■ Aim: Quote all of the data below exactly, please.

■ Data section:
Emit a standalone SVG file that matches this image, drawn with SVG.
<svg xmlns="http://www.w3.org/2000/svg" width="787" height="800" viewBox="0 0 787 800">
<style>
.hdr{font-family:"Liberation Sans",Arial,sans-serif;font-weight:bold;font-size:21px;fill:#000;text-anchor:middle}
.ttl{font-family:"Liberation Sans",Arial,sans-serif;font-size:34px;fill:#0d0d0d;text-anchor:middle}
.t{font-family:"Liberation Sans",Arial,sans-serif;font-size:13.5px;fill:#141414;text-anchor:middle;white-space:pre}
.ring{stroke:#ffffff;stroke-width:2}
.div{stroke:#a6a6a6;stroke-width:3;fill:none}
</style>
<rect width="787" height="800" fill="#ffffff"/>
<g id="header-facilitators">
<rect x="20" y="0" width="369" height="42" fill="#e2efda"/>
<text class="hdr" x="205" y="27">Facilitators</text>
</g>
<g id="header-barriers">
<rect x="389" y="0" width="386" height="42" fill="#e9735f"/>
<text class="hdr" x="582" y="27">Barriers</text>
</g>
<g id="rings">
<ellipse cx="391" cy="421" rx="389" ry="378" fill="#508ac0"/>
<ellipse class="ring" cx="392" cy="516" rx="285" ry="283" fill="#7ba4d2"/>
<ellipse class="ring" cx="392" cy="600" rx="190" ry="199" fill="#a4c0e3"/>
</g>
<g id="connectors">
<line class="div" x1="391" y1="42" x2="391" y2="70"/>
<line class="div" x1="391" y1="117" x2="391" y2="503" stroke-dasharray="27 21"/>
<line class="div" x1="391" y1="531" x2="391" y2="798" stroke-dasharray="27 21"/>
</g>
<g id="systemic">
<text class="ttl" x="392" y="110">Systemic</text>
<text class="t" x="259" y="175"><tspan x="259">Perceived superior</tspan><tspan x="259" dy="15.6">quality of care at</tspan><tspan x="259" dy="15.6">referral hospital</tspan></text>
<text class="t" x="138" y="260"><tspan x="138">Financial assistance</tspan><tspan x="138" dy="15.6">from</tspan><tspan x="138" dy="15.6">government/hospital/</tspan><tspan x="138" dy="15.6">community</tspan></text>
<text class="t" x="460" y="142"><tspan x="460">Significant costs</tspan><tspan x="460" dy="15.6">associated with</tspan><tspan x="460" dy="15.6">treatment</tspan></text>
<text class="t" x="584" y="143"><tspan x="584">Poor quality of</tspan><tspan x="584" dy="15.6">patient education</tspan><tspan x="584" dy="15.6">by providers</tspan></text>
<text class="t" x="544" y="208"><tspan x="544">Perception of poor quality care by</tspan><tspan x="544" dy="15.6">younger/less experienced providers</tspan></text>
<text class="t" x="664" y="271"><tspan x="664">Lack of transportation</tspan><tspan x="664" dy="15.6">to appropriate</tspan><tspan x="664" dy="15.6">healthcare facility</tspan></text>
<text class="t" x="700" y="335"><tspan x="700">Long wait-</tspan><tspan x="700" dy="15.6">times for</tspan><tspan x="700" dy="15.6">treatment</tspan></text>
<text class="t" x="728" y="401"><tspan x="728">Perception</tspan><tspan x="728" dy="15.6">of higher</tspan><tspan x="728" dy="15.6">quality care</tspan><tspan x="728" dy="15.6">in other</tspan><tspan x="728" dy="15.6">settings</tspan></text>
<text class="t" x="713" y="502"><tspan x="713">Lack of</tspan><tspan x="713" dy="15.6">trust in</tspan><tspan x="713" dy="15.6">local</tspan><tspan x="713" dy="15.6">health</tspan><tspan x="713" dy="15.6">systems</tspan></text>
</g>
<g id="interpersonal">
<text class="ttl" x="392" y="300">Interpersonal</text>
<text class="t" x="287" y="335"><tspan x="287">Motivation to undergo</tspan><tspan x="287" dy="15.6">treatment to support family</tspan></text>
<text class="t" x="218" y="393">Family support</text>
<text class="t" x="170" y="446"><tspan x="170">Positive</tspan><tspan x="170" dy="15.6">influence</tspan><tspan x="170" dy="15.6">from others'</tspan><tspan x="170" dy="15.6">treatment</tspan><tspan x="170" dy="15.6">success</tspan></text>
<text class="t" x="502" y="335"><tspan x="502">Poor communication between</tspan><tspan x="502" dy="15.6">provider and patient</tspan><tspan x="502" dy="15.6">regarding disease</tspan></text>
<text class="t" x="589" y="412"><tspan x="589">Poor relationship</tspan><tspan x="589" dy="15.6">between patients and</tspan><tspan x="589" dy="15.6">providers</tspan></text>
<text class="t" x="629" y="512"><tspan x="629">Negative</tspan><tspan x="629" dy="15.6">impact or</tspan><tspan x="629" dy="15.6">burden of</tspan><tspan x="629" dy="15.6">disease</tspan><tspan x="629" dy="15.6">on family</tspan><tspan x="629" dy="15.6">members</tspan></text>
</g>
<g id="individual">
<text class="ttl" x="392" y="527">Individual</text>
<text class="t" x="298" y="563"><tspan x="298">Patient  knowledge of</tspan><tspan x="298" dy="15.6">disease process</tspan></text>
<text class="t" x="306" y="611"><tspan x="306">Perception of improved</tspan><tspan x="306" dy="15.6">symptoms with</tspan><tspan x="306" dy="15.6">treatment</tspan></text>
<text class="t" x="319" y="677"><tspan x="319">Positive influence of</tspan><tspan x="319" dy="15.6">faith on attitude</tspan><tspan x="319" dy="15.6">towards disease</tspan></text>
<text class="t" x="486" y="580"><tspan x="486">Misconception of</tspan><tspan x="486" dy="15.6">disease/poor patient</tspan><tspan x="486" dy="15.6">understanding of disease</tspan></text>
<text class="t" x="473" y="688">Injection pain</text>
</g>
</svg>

■ Worked answer:
Emit a standalone SVG file that matches this image, drawn with SVG.
<svg xmlns="http://www.w3.org/2000/svg" width="787" height="800" viewBox="0 0 787 800">
<style>
.hdr{font-family:"Liberation Sans",Arial,sans-serif;font-weight:bold;font-size:21px;fill:#000;text-anchor:middle}
.ttl{font-family:"Liberation Sans",Arial,sans-serif;font-size:34px;fill:#0d0d0d;text-anchor:middle}
.t{font-family:"Liberation Sans",Arial,sans-serif;font-size:13.5px;fill:#141414;text-anchor:middle;white-space:pre}
.ring{stroke:#ffffff;stroke-width:2}
.div{stroke:#a6a6a6;stroke-width:3;fill:none}
</style>
<rect width="787" height="800" fill="#ffffff"/>
<g id="header-facilitators">
<rect x="20" y="0" width="369" height="42" fill="#e2efda"/>
<text class="hdr" x="205" y="27">Facilitators</text>
</g>
<g id="header-barriers">
<rect x="389" y="0" width="386" height="42" fill="#e9735f"/>
<text class="hdr" x="582" y="27">Barriers</text>
</g>
<g id="rings">
<ellipse cx="391" cy="421" rx="389" ry="378" fill="#508ac0"/>
<ellipse class="ring" cx="392" cy="516" rx="285" ry="283" fill="#7ba4d2"/>
<ellipse class="ring" cx="392" cy="600" rx="190" ry="199" fill="#a4c0e3"/>
</g>
<g id="connectors">
<line class="div" x1="391" y1="42" x2="391" y2="70"/>
<line class="div" x1="391" y1="117" x2="391" y2="503" stroke-dasharray="27 21"/>
<line class="div" x1="391" y1="531" x2="391" y2="798" stroke-dasharray="27 21"/>
</g>
<g id="systemic">
<text class="ttl" x="392" y="110">Systemic</text>
<text class="t" x="259" y="175"><tspan x="259">Perceived superior</tspan><tspan x="259" dy="15.6">quality of care at</tspan><tspan x="259" dy="15.6">referral hospital</tspan></text>
<text class="t" x="138" y="260"><tspan x="138">Financial assistance</tspan><tspan x="138" dy="15.6">from</tspan><tspan x="138" dy="15.6">government/hospital/</tspan><tspan x="138" dy="15.6">community</tspan></text>
<text class="t" x="460" y="142"><tspan x="460">Significant costs</tspan><tspan x="460" dy="15.6">associated with</tspan><tspan x="460" dy="15.6">treatment</tspan></text>
<text class="t" x="584" y="143"><tspan x="584">Poor quality of</tspan><tspan x="584" dy="15.6">patient education</tspan><tspan x="584" dy="15.6">by providers</tspan></text>
<text class="t" x="544" y="208"><tspan x="544">Perception of poor quality care by</tspan><tspan x="544" dy="15.6">younger/less experienced providers</tspan></text>
<text class="t" x="664" y="271"><tspan x="664">Lack of transportation</tspan><tspan x="664" dy="15.6">to appropriate</tspan><tspan x="664" dy="15.6">healthcare facility</tspan></text>
<text class="t" x="700" y="335"><tspan x="700">Long wait-</tspan><tspan x="700" dy="15.6">times for</tspan><tspan x="700" dy="15.6">treatment</tspan></text>
<text class="t" x="728" y="401"><tspan x="728">Perception</tspan><tspan x="728" dy="15.6">of higher</tspan><tspan x="728" dy="15.6">quality care</tspan><tspan x="728" dy="15.6">in other</tspan><tspan x="728" dy="15.6">settings</tspan></text>
<text class="t" x="713" y="502"><tspan x="713">Lack of</tspan><tspan x="713" dy="15.6">trust in</tspan><tspan x="713" dy="15.6">local</tspan><tspan x="713" dy="15.6">health</tspan><tspan x="713" dy="15.6">systems</tspan></text>
</g>
<g id="interpersonal">
<text class="ttl" x="392" y="300">Interpersonal</text>
<text class="t" x="287" y="335"><tspan x="287">Motivation to undergo</tspan><tspan x="287" dy="15.6">treatment to support family</tspan></text>
<text class="t" x="218" y="393">Family support</text>
<text class="t" x="170" y="446"><tspan x="170">Positive</tspan><tspan x="170" dy="15.6">influence</tspan><tspan x="170" dy="15.6">from others'</tspan><tspan x="170" dy="15.6">treatment</tspan><tspan x="170" dy="15.6">success</tspan></text>
<text class="t" x="502" y="335"><tspan x="502">Poor communication between</tspan><tspan x="502" dy="15.6">provider and patient</tspan><tspan x="502" dy="15.6">regarding disease</tspan></text>
<text class="t" x="589" y="412"><tspan x="589">Poor relationship</tspan><tspan x="589" dy="15.6">between patients and</tspan><tspan x="589" dy="15.6">providers</tspan></text>
<text class="t" x="629" y="512"><tspan x="629">Negative</tspan><tspan x="629" dy="15.6">impact or</tspan><tspan x="629" dy="15.6">burden of</tspan><tspan x="629" dy="15.6">disease</tspan><tspan x="629" dy="15.6">on family</tspan><tspan x="629" dy="15.6">members</tspan></text>
</g>
<g id="individual">
<text class="ttl" x="392" y="527">Individual</text>
<text class="t" x="298" y="563"><tspan x="298">Patient  knowledge of</tspan><tspan x="298" dy="15.6">disease process</tspan></text>
<text class="t" x="306" y="611"><tspan x="306">Perception of improved</tspan><tspan x="306" dy="15.6">symptoms with</tspan><tspan x="306" dy="15.6">treatment</tspan></text>
<text class="t" x="319" y="677"><tspan x="319">Positive influence of</tspan><tspan x="319" dy="15.6">faith on attitude</tspan><tspan x="319" dy="15.6">towards disease</tspan></text>
<text class="t" x="486" y="580"><tspan x="486">Misconception of</tspan><tspan x="486" dy="15.6">disease/poor patient</tspan><tspan x="486" dy="15.6">understanding of disease</tspan></text>
<text class="t" x="473" y="688">Injection pain</text>
</g>
</svg>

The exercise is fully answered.